Source data.
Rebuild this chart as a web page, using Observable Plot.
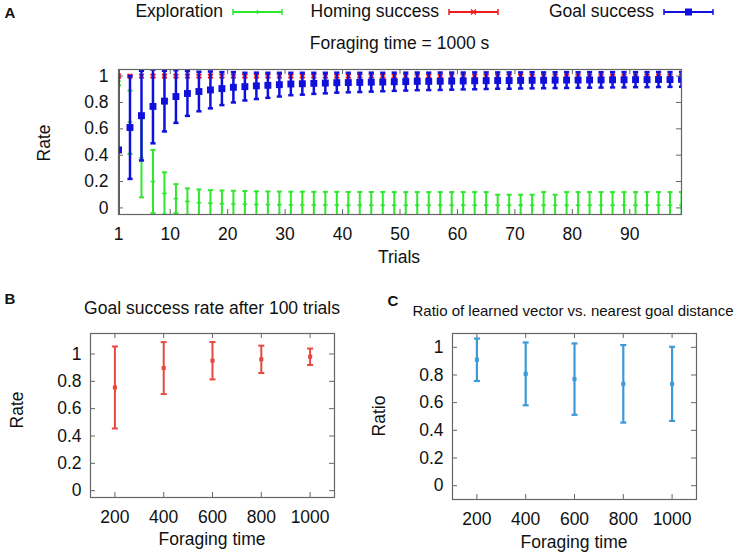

--

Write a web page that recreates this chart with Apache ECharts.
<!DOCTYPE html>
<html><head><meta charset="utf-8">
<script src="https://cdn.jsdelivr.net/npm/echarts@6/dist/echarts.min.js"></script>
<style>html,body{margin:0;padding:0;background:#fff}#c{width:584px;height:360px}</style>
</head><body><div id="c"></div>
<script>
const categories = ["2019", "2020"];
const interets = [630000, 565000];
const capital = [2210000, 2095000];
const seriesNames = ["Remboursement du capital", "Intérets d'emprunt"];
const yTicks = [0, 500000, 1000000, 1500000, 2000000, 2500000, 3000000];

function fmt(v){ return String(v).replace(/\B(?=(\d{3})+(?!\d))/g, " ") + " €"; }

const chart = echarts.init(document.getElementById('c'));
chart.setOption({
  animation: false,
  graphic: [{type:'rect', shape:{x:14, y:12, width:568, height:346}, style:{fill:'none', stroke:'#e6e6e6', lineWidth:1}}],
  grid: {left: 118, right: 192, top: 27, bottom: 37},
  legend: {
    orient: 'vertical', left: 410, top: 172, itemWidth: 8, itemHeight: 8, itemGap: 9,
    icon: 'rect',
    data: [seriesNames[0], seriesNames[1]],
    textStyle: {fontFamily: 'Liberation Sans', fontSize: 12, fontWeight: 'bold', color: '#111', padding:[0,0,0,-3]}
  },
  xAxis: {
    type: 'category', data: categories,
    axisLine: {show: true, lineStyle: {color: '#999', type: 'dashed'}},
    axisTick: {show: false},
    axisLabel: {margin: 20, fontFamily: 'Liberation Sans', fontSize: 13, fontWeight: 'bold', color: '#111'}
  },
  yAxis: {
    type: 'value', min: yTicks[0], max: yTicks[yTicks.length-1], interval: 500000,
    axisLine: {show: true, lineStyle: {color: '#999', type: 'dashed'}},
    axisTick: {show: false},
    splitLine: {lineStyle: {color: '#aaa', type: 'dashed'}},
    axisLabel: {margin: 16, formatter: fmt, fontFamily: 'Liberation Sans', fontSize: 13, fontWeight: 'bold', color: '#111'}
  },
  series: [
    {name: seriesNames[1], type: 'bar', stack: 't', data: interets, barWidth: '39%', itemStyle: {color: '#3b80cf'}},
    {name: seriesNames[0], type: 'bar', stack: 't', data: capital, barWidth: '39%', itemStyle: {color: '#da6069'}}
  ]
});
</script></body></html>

Goal. Extract every line containing the string "this" from the data above.

Response to the task.
Rebuild this chart as a web page, using Observable Plot.
Write a web page that recreates this chart with Apache ECharts.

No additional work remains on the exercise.